In our modern world everyone is dissatisfied and unhappy because they don't have the right job, the right school, the right neighborhood, the right spouse. They worry and complain because others don't appreciate them. Discontentment is the defining characteristic of our day. But as servants of our Lord Jesus you and I should stand out by being content just to enjoy God's unfailing commitment and the fact that there are needy people around us whom we can befriend and serve. It makes no difference that our physical and social environment isn't perfect, because our true environment is God's love and commitment. This is what Paul meant when he wrote "But our citizenship is in heaven, and it is from there that we are expecting a Savior, the Lord Jesus Christ." (Phil 3:20). And if we live in that sphere, he will also give us favor with our needy neighbors.
The close similarity in wording of v. 23 and v. 6a (p. ? ), showing how both Potiphar and the Chief Jailer trusted him with everything, alerts us to the fact that God is about to move Joseph again to a different place of service and faithfulness, this time God's human instrument to move him will not be an unfaithful wife, but a forgetful and finally remembering Chief Cupbearer of the pharaoh.

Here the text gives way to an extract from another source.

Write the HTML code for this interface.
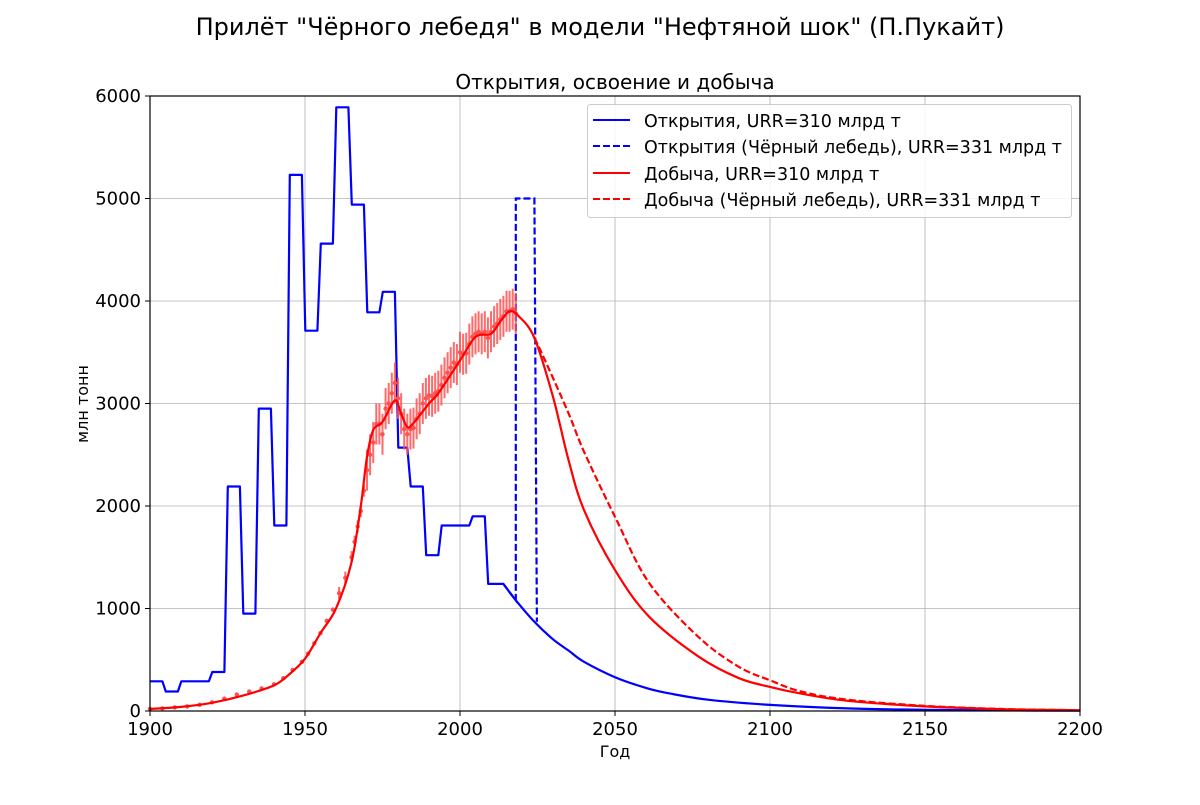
<!DOCTYPE html>
<html><head><meta charset="utf-8"><style>
body{margin:0;background:#fff;}
svg text{font-family:"DejaVu Sans","Liberation Sans",sans-serif;fill:#000;}
</style></head><body>
<svg id="chart" width="1200" height="800" xmlns="http://www.w3.org/2000/svg">
<text x="600" y="35" text-anchor="middle" font-size="24">Прилёт "Чёрного лебедя" в модели "Нефтяной шок" (П.Пукайт)</text>
<text x="615" y="89" text-anchor="middle" font-size="20">Открытия, освоение и добыча</text>
<g id="grid"></g>
<g id="series"></g>
<rect x="150" y="96" width="930" height="615" fill="none" stroke="#000" stroke-width="1.2"/>
<g id="axes"></g>
<text x="615" y="757" text-anchor="middle" font-size="16">Год</text>
<text transform="translate(88,404) rotate(-90)" text-anchor="middle" font-size="16">млн тонн</text>
<g>
<rect x="587.5" y="104.5" width="484" height="113" rx="3" fill="#fff" fill-opacity="0.85" stroke="#ccc"/>
<g><line x1="593" y1="120" x2="630" y2="120" stroke="#00f" stroke-width="2"/><text x="644" y="127" font-size="17.5">Открытия, URR=310 млрд т</text></g>
<g><line x1="593" y1="146" x2="630" y2="146" stroke="#00f" stroke-width="2" stroke-dasharray="7,3"/><text x="644" y="153" font-size="17.5">Открытия (Чёрный лебедь), URR=331 млрд т</text></g>
<g><line x1="593" y1="173" x2="630" y2="173" stroke="#f00" stroke-width="2"/><text x="644" y="180" font-size="17.5">Добыча, URR=310 млрд т</text></g>
<g><line x1="593" y1="199" x2="630" y2="199" stroke="#f00" stroke-width="2" stroke-dasharray="7,3"/><text x="644" y="206" font-size="17.5">Добыча (Чёрный лебедь), URR=331 млрд т</text></g>
</g>
</svg>
<script>
const xTicks=[1900,1950,2000,2050,2100,2150,2200];
const yTicks=[0,1000,2000,3000,4000,5000,6000];
const discYears=[1900,1905,1910,1920,1925,1930,1935,1940,1945,1950,1955,1960,1965,1970,1975,1980,1984,1989,1994,2004,2009];
const discValues=[290,190,290,380,2190,950,2950,1810,5230,3710,4560,5890,4940,3890,4090,2570,2190,1520,1810,1900,1240];
const decayYears=[2014,2018,2024,2030,2035,2040,2050,2060,2067,2080,2100,2125,2150,2175,2200];
const decayValues=[1240,1080,870,700,590,480,330,225,175,110,60,25,12,6,3];
const swanYears=[2018,2024];
const swanValue=5000;
const prodYears=[1900,1910,1920,1930,1940,1945,1950,1955,1960,1965,1968,1970,1972,1975,1979,1981,1983,1985,1990,1993,2000,2005,2010,2013,2016,2019,2024,2030,2035,2040,2050,2061,2077,2090,2100,2110,2125,2150,2175,2200];
const prodValues=[20,40,80,150,250,360,510,760,1000,1450,2000,2480,2740,2820,3030,2900,2770,2810,3000,3100,3420,3650,3680,3800,3900,3850,3640,3065,2450,1960,1375,920,530,320,235,170,100,45,18,8];
const swanProdYears=[2024,2027,2035,2040,2050,2061,2077,2090,2100,2110,2125,2150,2175,2200];
const swanProdValues=[3640,3450,2905,2530,1895,1250,720,430,300,190,110,50,20,8];
const obsYears=[1900,1904,1908,1912,1916,1920,1924,1928,1932,1936,1940,1943,1946,1949,1951,1953,1955,1957,1959,1961,1963,1965,1966,1967,1968,1969,1970,1971,1972,1973,1974,1975,1976,1977,1978,1979,1980,1981,1982,1983,1984,1985,1986,1987,1988,1989,1990,1991,1992,1993,1994,1995,1996,1997,1998,1999,2000,2001,2002,2003,2004,2005,2006,2007,2008,2009,2010,2011,2012,2013,2014,2015,2016,2017,2018];
const obsValues=[20,25,35,45,60,85,120,160,190,220,260,320,400,480,560,660,760,880,990,1150,1300,1500,1650,1800,1950,2150,2350,2500,2620,2800,2800,2700,2950,3000,3100,3200,3050,2900,2750,2700,2750,2760,2850,2900,3000,3050,3080,3070,3100,3120,3180,3250,3300,3350,3400,3380,3500,3480,3490,3580,3650,3680,3700,3680,3700,3640,3700,3750,3780,3820,3850,3900,3900,3920,3880];
const X=y=>150+(y-1900)*930/300;
const Y=v=>711-v*615/6000;
const NS="http://www.w3.org/2000/svg";
function mk(parent,tag,attrs){const e=document.createElementNS(NS,tag);for(const k in attrs)e.setAttribute(k,attrs[k]);parent.appendChild(e);return e;}
const grid=document.getElementById('grid'),axes=document.getElementById('axes'),ser=document.getElementById('series');
xTicks.forEach(t=>{
 const l=mk(grid,'line',{x1:X(t),x2:X(t),y1:96,y2:711,stroke:'#b0b0b0','stroke-width':0.8});
 
 
 mk(axes,'line',{x1:X(t),x2:X(t),y1:711,y2:716,stroke:'#000'});
 const tx=mk(axes,'text',{x:X(t),y:735,'text-anchor':'middle','font-size':18});tx.textContent=t;
 
 
});
yTicks.forEach(t=>{
 const l=mk(grid,'line',{x1:150,x2:1080,y1:Y(t),y2:Y(t),stroke:'#b0b0b0','stroke-width':0.8});
 
 
 mk(axes,'line',{x1:145,x2:150,y1:Y(t),y2:Y(t),stroke:'#000'});
 const tx=mk(axes,'text',{x:141,y:Y(t)+6,'text-anchor':'end','font-size':18});tx.textContent=t;
 
 
});
function path(pts){return pts.map((p,i)=>(i?'L':'M')+X(p[0]).toFixed(1)+','+Y(p[1]).toFixed(1)).join(' ');}
function smooth(pts){
 const P=pts.map(p=>[X(p[0]),Y(p[1])]);
 let d='M'+P[0][0].toFixed(1)+','+P[0][1].toFixed(1);
 for(let i=0;i<P.length-1;i++){
  const p0=P[i-1]||P[i],p1=P[i],p2=P[i+1],p3=P[i+2]||p2;
  const c1=[p1[0]+(p2[0]-p0[0])/6,p1[1]+(p2[1]-p0[1])/6];
  const c2=[p2[0]-(p3[0]-p1[0])/6,p2[1]-(p3[1]-p1[1])/6];
  d+=' C'+c1.map(v=>v.toFixed(1))+' '+c2.map(v=>v.toFixed(1))+' '+p2.map(v=>v.toFixed(1));
 }
 return d;
}
// swan dashed discovery
const swanPts=[[2014,1240],[2018,1080],[swanYears[0],swanValue],[swanYears[1],swanValue],[swanYears[1]+0.8,870]];
const sd=mk(ser,'path',{d:path(swanPts),fill:'none',stroke:'#00f','stroke-width':2.2,'stroke-dasharray':'7,3'});


// discovery steps
let d2=[];discYears.forEach((y,i)=>{const last=i+1>=discYears.length;const end=last?decayYears[0]:discYears[i+1];d2.push([i?y+0.1:y,discValues[i]]);d2.push([last?end:end-1,discValues[i]]);});
let dpath=path(d2)+' '+smooth(decayYears.map((y,i)=>[y,decayValues[i]])).replace('M','L');
const dl=mk(ser,'path',{d:dpath,fill:'none',stroke:'#00f','stroke-width':2.2,'stroke-linejoin':'round'});


// observed points with error bars
obsYears.forEach((y,i)=>{
 const v=obsValues[i],err=y>=1970?200:(y>=1960?60:15);
 const g=mk(ser,'g',{stroke:'#ff5050','stroke-opacity':0.85});
 
 
 mk(g,'line',{x1:X(y),x2:X(y),y1:Y(v-err),y2:Y(v+err),'stroke-width':2});
 mk(g,'circle',{cx:X(y),cy:Y(v),r:2.2,fill:'#ff5050',stroke:'none'});
});
const sp=mk(ser,'path',{d:smooth(swanProdYears.map((y,i)=>[y,swanProdValues[i]])),fill:'none',stroke:'#f00','stroke-width':2.2,'stroke-dasharray':'7,3'});


const pl=mk(ser,'path',{d:smooth(prodYears.map((y,i)=>[y,prodValues[i]])),fill:'none',stroke:'#f00','stroke-width':2.2,'stroke-linejoin':'round'});


</script>
</body></html>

The lesson of this chapter is: "Bloom where you're planted." Don't long for different circumstances—for God to make your life easy. Instead, use the circumstances you're in to please God and serve others.
Phil 4:10-14 " I rejoiced greatly in the Lord that at last you renewed your concern for me. Indeed, you were concerned, but you had no opportunity to show it. 11 I am not saying this because I am in need, for I have learned to be content whatever the circumstances. 12 I know what it is to be in need, and I know what it is to have plenty. I have learned the secret of being content in any and every situation, whether well fed or hungry, whether living in plenty or in want. 13 I can do all this through God, who gives me strength. 14 Yet it was good of you to share in my troubles."